Although Biometric Identifiers Are Unique, Are They Safe From Fraudsters?

Biometrics are inherently one of a kind. Fingerprints, irises, fingerprints, and faces belong to a single person, alone. It is much more difficult for a criminal to seize a person’s biometric signature. When used in conjunction with other biometrics, it creates a rock-solid authentication that makes it ever more challenging for hackers to duplicate. 

At first glance, biometrics seems to offer a fool-proof method to protect a person’s identity. However, hackers are hard at work, finding creative ways to find the weakest link in the chain. One of these weak links is the “unchangeability” of biometrics. If a hacker was to access this information, the biometric data will be permanently jeopardized. 

Passwords can be altered to protect our data, our physical features, however, cannot be changed. It is precisely this reason that, although it remains cumbersome for most, the clustering of letters, symbols, and numbers for passwords still offers the most security compared to biometric passcodes. 

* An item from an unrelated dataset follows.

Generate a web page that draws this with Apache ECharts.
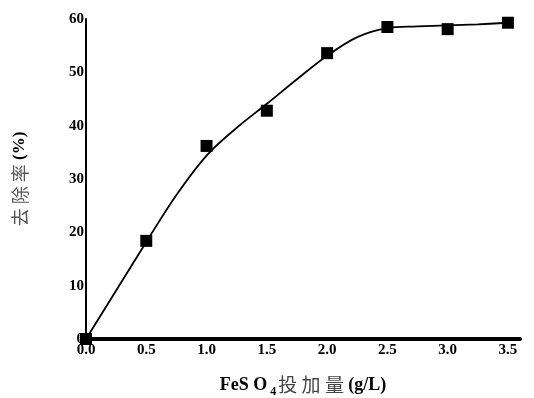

An example of deep vulnerabilities within biometrics can be seen with researchers who have developed a machine-learning capability to hack cell phone fingerprints. Another example comes from the Samsung company, where its Samsung Galaxy S8 experienced a hack within its iris scanner. 

Other researchers have shown that voice recognition can also be hacked. All it takes is for the criminal to capture 100 five-second sentences. Once a sample is in their possession, they can enter it into a special computer program in order to duplicate speech. Chinese researchers have discovered a way to “send ultrasonic messages” to voice recognition equipment such as Amazon Alexa. 

Luckily, most of these instances of hacking have been perpetrated by researchers. Still, they have revealed that biometrics do not offer the fool-proof security needed for authentication. There is still much work to be done. For the time being, companies would do well if they take the necessary precautions of requiring a passcode or even a two-factor authentication along with a biometric check to secure a consumer’s data. 

Much Work Lies Ahead

Although biometric authentication continues to evolve, one of the many reasons it is growing is due to its convenience and reliability. Like any identification method, there are plenty of risks involved. The fact that researchers have found apparent vulnerabilities within this methodology should alert all who are currently using biometrics as their only authentication method.